I choose to take the job, I have not chosen the life style. I have not made the choice to make exploration geology my profession. I made the choice to take a job at a time when I needed one. Now I start to face the cost of the money. Four or so years a go I had my first field job, it out Goldstream way near Revelstoke. I made an observation about this line of work during that time that still stands. They pay is good but the cost is high.

The pay is good but the cost is high. The cost comes from working six weeks at a time with two weeks off. It’s not living. When I first took this job, the pay was worth the cost, not much was left behind. Things change being away is something that carries a stronger meaning now and with that a higher cost. It is not longer enough to say I am not broke.

I stared out working up here very single with nothing to suggest that would change and this line of work makes changing that difficult. The very reason I am in the best financial situation of my life is same reason I have no life. Two weeks off after six out here is not living. Life happens, with out intent logic or planning I found my self-going out with the same woman more then once. In that context the idea of being away starts to mean something again. With each visit down south since September last year the cost of being away has increased. In the short term there is still good sense in continuing to work up here.
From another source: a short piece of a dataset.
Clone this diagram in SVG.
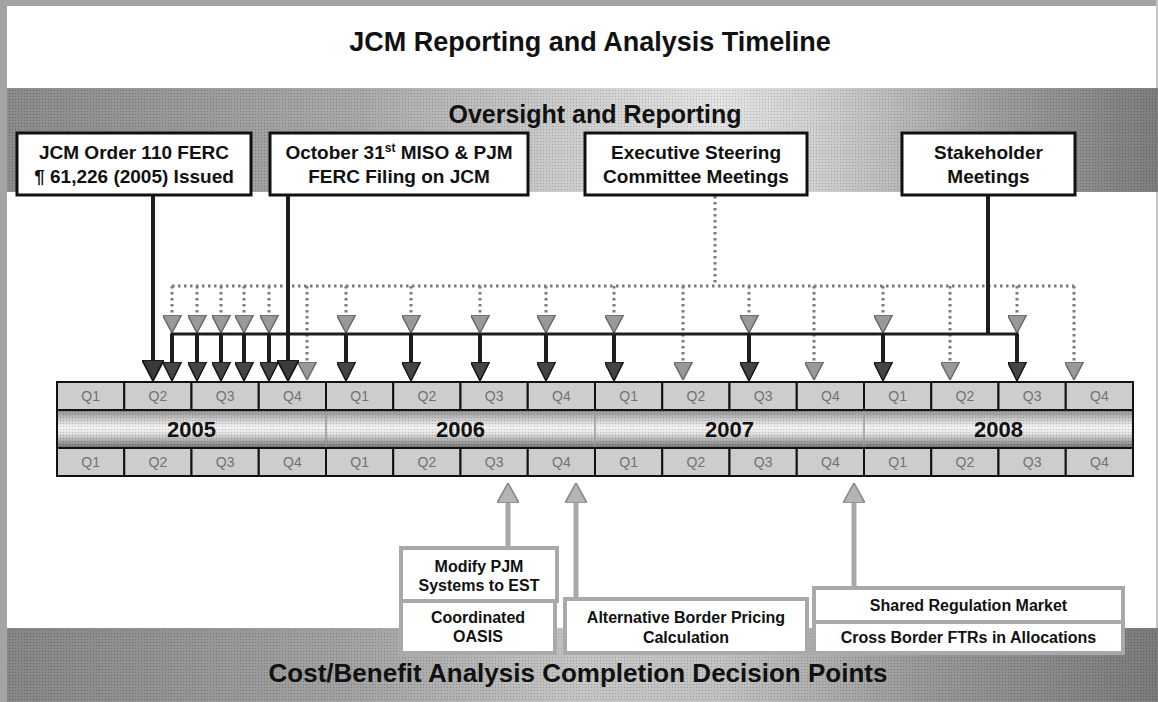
<svg xmlns="http://www.w3.org/2000/svg" width="1158" height="702" viewBox="0 0 1158 702">
<style>
.t{font-family:"Liberation Sans",Arial,sans-serif;font-weight:bold;fill:#111;text-anchor:middle}
.h1{font-size:27px}
.h2{font-size:25px}
.hb{font-size:26px}
.bx{font-size:19px}
.sm{font-size:16px}
.yr{font-size:22px}
.q{font-family:"Liberation Sans",Arial,sans-serif;font-size:14px;fill:#727272;text-anchor:middle}
.box{fill:#fff;stroke:#111;stroke-width:3}
.gbox{fill:#fff;stroke:#a9a9a9;stroke-width:4}
.cell{fill:#cdcdcd;stroke:#111;stroke-width:2}
.sol{stroke:#1e1e1e;stroke-width:4;fill:none}
.hl{stroke:#1e1e1e;stroke-width:3;fill:none}
.dot{stroke:#7a7a7a;stroke-width:3;stroke-dasharray:2.5 3.5;fill:none}
.up{stroke:#a8a8a8;stroke-width:5;fill:none}
</style>
<defs>
<linearGradient id="gTop" x1="0" y1="0" x2="1" y2="0">
<stop offset="0" stop-color="#888"/><stop offset="0.3" stop-color="#a6a6a6"/><stop offset="0.5" stop-color="#cdcdcd"/><stop offset="0.62" stop-color="#e2e2e2"/><stop offset="0.72" stop-color="#c9c9c9"/><stop offset="0.86" stop-color="#9a9a9a"/><stop offset="1" stop-color="#7a7a7a"/>
</linearGradient>
<linearGradient id="gBot" x1="0" y1="0" x2="1" y2="0">
<stop offset="0" stop-color="#838383"/><stop offset="0.3" stop-color="#a0a0a0"/><stop offset="0.5" stop-color="#c4c4c4"/><stop offset="0.62" stop-color="#c0c0c0"/><stop offset="0.8" stop-color="#959595"/><stop offset="1" stop-color="#787878"/>
</linearGradient>
<linearGradient id="gYr" x1="0" y1="0" x2="0" y2="1">
<stop offset="0" stop-color="#8a8a8a"/><stop offset="0.25" stop-color="#c8c8c8"/><stop offset="0.45" stop-color="#f4f4f4"/><stop offset="0.6" stop-color="#e6e6e6"/><stop offset="0.8" stop-color="#ababab"/><stop offset="1" stop-color="#6a6a6a"/>
</linearGradient>
<pattern id="ht" width="3" height="3" patternUnits="userSpaceOnUse"><rect width="1" height="1" fill="#000" fill-opacity="0.18"/><rect x="1.5" y="1.5" width="1" height="1" fill="#fff" fill-opacity="0.15"/></pattern>
<marker id="hb" viewBox="0 0 20 20" refX="0" refY="10" markerUnits="userSpaceOnUse" markerWidth="21" markerHeight="22" orient="auto" preserveAspectRatio="none"><path d="M0,0 L20,10 L0,20 z" fill="#3a3a3a" stroke="#111" stroke-width="1.5"/></marker>
<marker id="hd" viewBox="0 0 20 20" refX="0" refY="10" markerUnits="userSpaceOnUse" markerWidth="19" markerHeight="19" orient="auto" preserveAspectRatio="none"><path d="M0,0 L20,10 L0,20 z" fill="#444" stroke="#111" stroke-width="1.5"/></marker>
<marker id="hg" viewBox="0 0 20 20" refX="0" refY="10" markerUnits="userSpaceOnUse" markerWidth="18" markerHeight="19" orient="auto" preserveAspectRatio="none"><path d="M0,0 L20,10 L0,20 z" fill="#999" stroke="#666" stroke-width="1.5"/></marker>
<marker id="hu" viewBox="0 0 20 20" refX="0" refY="10" markerUnits="userSpaceOnUse" markerWidth="20" markerHeight="22" orient="auto" preserveAspectRatio="none"><path d="M0,0 L20,10 L0,20 z" fill="#b4b4b4" stroke="#8a8a8a" stroke-width="1.5"/></marker>
</defs>

<rect width="1158" height="702" fill="#fff"/>
<g id="frame">
<rect x="0" y="0" width="1158" height="6" fill="#a4a4a4"/>
<rect x="0" y="0" width="7" height="702" fill="#a4a4a4"/>
<rect x="1156" y="0" width="2" height="702" fill="#c4c4c4"/>
</g>

<g id="title">
<text class="t h1" x="590" y="51">JCM Reporting and Analysis Timeline</text>
</g>

<g id="oversight-band">
<rect x="7" y="88" width="1151" height="104" fill="url(#gTop)"/>
<rect x="7" y="88" width="1151" height="104" fill="url(#ht)"/>
<text class="t h2" x="595" y="123">Oversight and Reporting</text>
</g>

<g id="timeline">
<g id="q-top">
<rect class="cell" x="57" y="382" width="67.25" height="28"/><rect class="cell" x="124.25" y="382" width="67.25" height="28"/><rect class="cell" x="191.5" y="382" width="67.25" height="28"/><rect class="cell" x="258.75" y="382" width="67.25" height="28"/>
<rect class="cell" x="326" y="382" width="67.25" height="28"/><rect class="cell" x="393.25" y="382" width="67.25" height="28"/><rect class="cell" x="460.5" y="382" width="67.25" height="28"/><rect class="cell" x="527.75" y="382" width="67.25" height="28"/>
<rect class="cell" x="595" y="382" width="67.25" height="28"/><rect class="cell" x="662.25" y="382" width="67.25" height="28"/><rect class="cell" x="729.5" y="382" width="67.25" height="28"/><rect class="cell" x="796.75" y="382" width="67.25" height="28"/>
<rect class="cell" x="864" y="382" width="67.25" height="28"/><rect class="cell" x="931.25" y="382" width="67.25" height="28"/><rect class="cell" x="998.5" y="382" width="67.25" height="28"/><rect class="cell" x="1065.75" y="382" width="67.25" height="28"/>
<text class="q" x="90.6" y="401">Q1</text><text class="q" x="157.9" y="401">Q2</text><text class="q" x="225.1" y="401">Q3</text><text class="q" x="292.4" y="401">Q4</text>
<text class="q" x="359.6" y="401">Q1</text><text class="q" x="426.9" y="401">Q2</text><text class="q" x="494.1" y="401">Q3</text><text class="q" x="561.4" y="401">Q4</text>
<text class="q" x="628.6" y="401">Q1</text><text class="q" x="695.9" y="401">Q2</text><text class="q" x="763.1" y="401">Q3</text><text class="q" x="830.4" y="401">Q4</text>
<text class="q" x="897.6" y="401">Q1</text><text class="q" x="964.9" y="401">Q2</text><text class="q" x="1032.1" y="401">Q3</text><text class="q" x="1099.4" y="401">Q4</text>
</g>
<g id="years">
<rect x="57" y="410" width="1076" height="38" fill="url(#gYr)" stroke="#111" stroke-width="2"/>
<rect x="57" y="410" width="1076" height="38" fill="url(#ht)"/>
<path d="M326,411V447M595,411V447M864,411V447" stroke="#9a9a9a" stroke-width="1.5"/>
<text class="t yr" x="191.5" y="437">2005</text><text class="t yr" x="460.5" y="437">2006</text><text class="t yr" x="729.5" y="437">2007</text><text class="t yr" x="998.5" y="437">2008</text>
</g>
<g id="q-bottom">
<rect class="cell" x="57" y="448" width="67.25" height="28"/><rect class="cell" x="124.25" y="448" width="67.25" height="28"/><rect class="cell" x="191.5" y="448" width="67.25" height="28"/><rect class="cell" x="258.75" y="448" width="67.25" height="28"/>
<rect class="cell" x="326" y="448" width="67.25" height="28"/><rect class="cell" x="393.25" y="448" width="67.25" height="28"/><rect class="cell" x="460.5" y="448" width="67.25" height="28"/><rect class="cell" x="527.75" y="448" width="67.25" height="28"/>
<rect class="cell" x="595" y="448" width="67.25" height="28"/><rect class="cell" x="662.25" y="448" width="67.25" height="28"/><rect class="cell" x="729.5" y="448" width="67.25" height="28"/><rect class="cell" x="796.75" y="448" width="67.25" height="28"/>
<rect class="cell" x="864" y="448" width="67.25" height="28"/><rect class="cell" x="931.25" y="448" width="67.25" height="28"/><rect class="cell" x="998.5" y="448" width="67.25" height="28"/><rect class="cell" x="1065.75" y="448" width="67.25" height="28"/>
<text class="q" x="90.6" y="467">Q1</text><text class="q" x="157.9" y="467">Q2</text><text class="q" x="225.1" y="467">Q3</text><text class="q" x="292.4" y="467">Q4</text>
<text class="q" x="359.6" y="467">Q1</text><text class="q" x="426.9" y="467">Q2</text><text class="q" x="494.1" y="467">Q3</text><text class="q" x="561.4" y="467">Q4</text>
<text class="q" x="628.6" y="467">Q1</text><text class="q" x="695.9" y="467">Q2</text><text class="q" x="763.1" y="467">Q3</text><text class="q" x="830.4" y="467">Q4</text>
<text class="q" x="897.6" y="467">Q1</text><text class="q" x="964.9" y="467">Q2</text><text class="q" x="1032.1" y="467">Q3</text><text class="q" x="1099.4" y="467">Q4</text>
</g>
</g>

<g id="bottom-band">
<rect x="7" y="628" width="1151" height="74" fill="url(#gBot)"/>
<rect x="7" y="628" width="1151" height="74" fill="url(#ht)"/>
<text class="t hb" x="578" y="682">Cost/Benefit Analysis Completion Decision Points</text>
</g>

<g id="connectors">
<g id="dotted">
<path class="dot" d="M715,196V286M172,286H1074"/>
<path class="dot" d="M172,286V315M197,286V315M221,286V315M244,286V315M269,286V315M346,286V315M411,286V315M480,286V315M546,286V315M614,286V315M749,286V315M883,286V315M1017,286V315"/>
</g>
<g id="grey-heads">
<line x1="172" y1="300" x2="172" y2="315" stroke="none" marker-end="url(#hg)"/>
<line x1="197" y1="300" x2="197" y2="315" stroke="none" marker-end="url(#hg)"/>
<line x1="221" y1="300" x2="221" y2="315" stroke="none" marker-end="url(#hg)"/>
<line x1="244" y1="300" x2="244" y2="315" stroke="none" marker-end="url(#hg)"/>
<line x1="269" y1="300" x2="269" y2="315" stroke="none" marker-end="url(#hg)"/>
<line x1="346" y1="300" x2="346" y2="315" stroke="none" marker-end="url(#hg)"/>
<line x1="411" y1="300" x2="411" y2="315" stroke="none" marker-end="url(#hg)"/>
<line x1="480" y1="300" x2="480" y2="315" stroke="none" marker-end="url(#hg)"/>
<line x1="546" y1="300" x2="546" y2="315" stroke="none" marker-end="url(#hg)"/>
<line x1="614" y1="300" x2="614" y2="315" stroke="none" marker-end="url(#hg)"/>
<line x1="749" y1="300" x2="749" y2="315" stroke="none" marker-end="url(#hg)"/>
<line x1="883" y1="300" x2="883" y2="315" stroke="none" marker-end="url(#hg)"/>
<line x1="1017" y1="300" x2="1017" y2="315" stroke="none" marker-end="url(#hg)"/>
</g>
<g id="dotted-full">
<line class="dot" x1="307" y1="286" x2="307" y2="362" marker-end="url(#hg)"/>
<line class="dot" x1="683" y1="286" x2="683" y2="362" marker-end="url(#hg)"/>
<line class="dot" x1="814" y1="286" x2="814" y2="362" marker-end="url(#hg)"/>
<line class="dot" x1="950" y1="286" x2="950" y2="362" marker-end="url(#hg)"/>
<line class="dot" x1="1074" y1="286" x2="1074" y2="362" marker-end="url(#hg)"/>
</g>
<g id="solid">
<path class="hl" d="M170.5,334H1018.5"/>
<path class="sol" d="M988,196V334"/>
<line class="sol" x1="172" y1="334" x2="172" y2="362" marker-end="url(#hd)"/>
<line class="sol" x1="197" y1="334" x2="197" y2="362" marker-end="url(#hd)"/>
<line class="sol" x1="221" y1="334" x2="221" y2="362" marker-end="url(#hd)"/>
<line class="sol" x1="244" y1="334" x2="244" y2="362" marker-end="url(#hd)"/>
<line class="sol" x1="269" y1="334" x2="269" y2="362" marker-end="url(#hd)"/>
<line class="sol" x1="346" y1="334" x2="346" y2="362" marker-end="url(#hd)"/>
<line class="sol" x1="411" y1="334" x2="411" y2="362" marker-end="url(#hd)"/>
<line class="sol" x1="480" y1="334" x2="480" y2="362" marker-end="url(#hd)"/>
<line class="sol" x1="546" y1="334" x2="546" y2="362" marker-end="url(#hd)"/>
<line class="sol" x1="614" y1="334" x2="614" y2="362" marker-end="url(#hd)"/>
<line class="sol" x1="749" y1="334" x2="749" y2="362" marker-end="url(#hd)"/>
<line class="sol" x1="883" y1="334" x2="883" y2="362" marker-end="url(#hd)"/>
<line class="sol" x1="1017" y1="334" x2="1017" y2="362" marker-end="url(#hd)"/>
<line class="sol" x1="153" y1="196" x2="153" y2="360" marker-end="url(#hb)"/>
<line class="sol" x1="288" y1="196" x2="288" y2="360" marker-end="url(#hb)"/>
</g>
<g id="up-arrows">
<line class="up" x1="508" y1="548" x2="508" y2="503" marker-end="url(#hu)"/>
<line class="up" x1="576" y1="599" x2="576" y2="503" marker-end="url(#hu)"/>
<line class="up" x1="854" y1="588" x2="854" y2="503" marker-end="url(#hu)"/>
</g>
</g>

<g id="n-jcm-order">
<rect class="box" x="17" y="133" width="234" height="62"/>
<text class="t bx" x="134" y="159">JCM Order 110 FERC</text>
<text class="t bx" x="134" y="183">¶ 61,226 (2005) Issued</text>
</g>
<g id="n-october-filing">
<rect class="box" x="270" y="133" width="258" height="62"/>
<text class="t bx" x="399" y="159">October 31<tspan font-size="12" dy="-7">st</tspan><tspan dy="7"> MISO &amp; PJM</tspan></text>
<text class="t bx" x="399" y="183">FERC Filing on JCM</text>
</g>
<g id="n-executive">
<rect class="box" x="585" y="133" width="222" height="62"/>
<text class="t bx" x="696" y="159">Executive Steering</text>
<text class="t bx" x="696" y="183">Committee Meetings</text>
</g>
<g id="n-stakeholder">
<rect class="box" x="902" y="133" width="173" height="62"/>
<text class="t bx" x="988.5" y="159">Stakeholder</text>
<text class="t bx" x="988.5" y="183">Meetings</text>
</g>

<g id="n-modify-pjm">
<rect class="gbox" x="401" y="548" width="156" height="53"/>
<text class="t sm" x="479" y="572">Modify PJM</text>
<text class="t sm" x="479" y="591">Systems to EST</text>
</g>
<g id="n-coordinated-oasis">
<rect class="gbox" x="401" y="601" width="154" height="52"/>
<text class="t sm" x="478" y="623">Coordinated</text>
<text class="t sm" x="478" y="642">OASIS</text>
</g>
<g id="n-alt-border">
<rect class="gbox" x="565" y="599" width="242" height="54"/>
<text class="t sm" x="686" y="623">Alternative Border Pricing</text>
<text class="t sm" x="686" y="643">Calculation</text>
</g>
<g id="n-shared-reg">
<rect class="gbox" x="814" y="588" width="309" height="34"/>
<text class="t sm" x="968.5" y="611">Shared Regulation Market</text>
</g>
<g id="n-cross-border">
<rect class="gbox" x="814" y="622" width="309" height="31"/>
<text class="t sm" x="968.5" y="643">Cross Border FTRs in Allocations</text>
</g>
</svg>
It’s the long term I have to keep in mind. I work with people for whom this self-imposed exile in the field is a choice. This is the life willing lived. I have not in full made that choice for my self. I have not chosen to accept this job, profession or as I am convinces, mental illness as the life I want to live

To resign my self to long months in the wilderness away from loved ones. I cannot in my heart say this is the life I want to live. It is not; it was never my plan to live this life full time. It was my idea to work this life in the short term to gain experience, to do something other then school. I had placed an arbitrary limit of two years of this work before moving on. The time is almost up. What's next?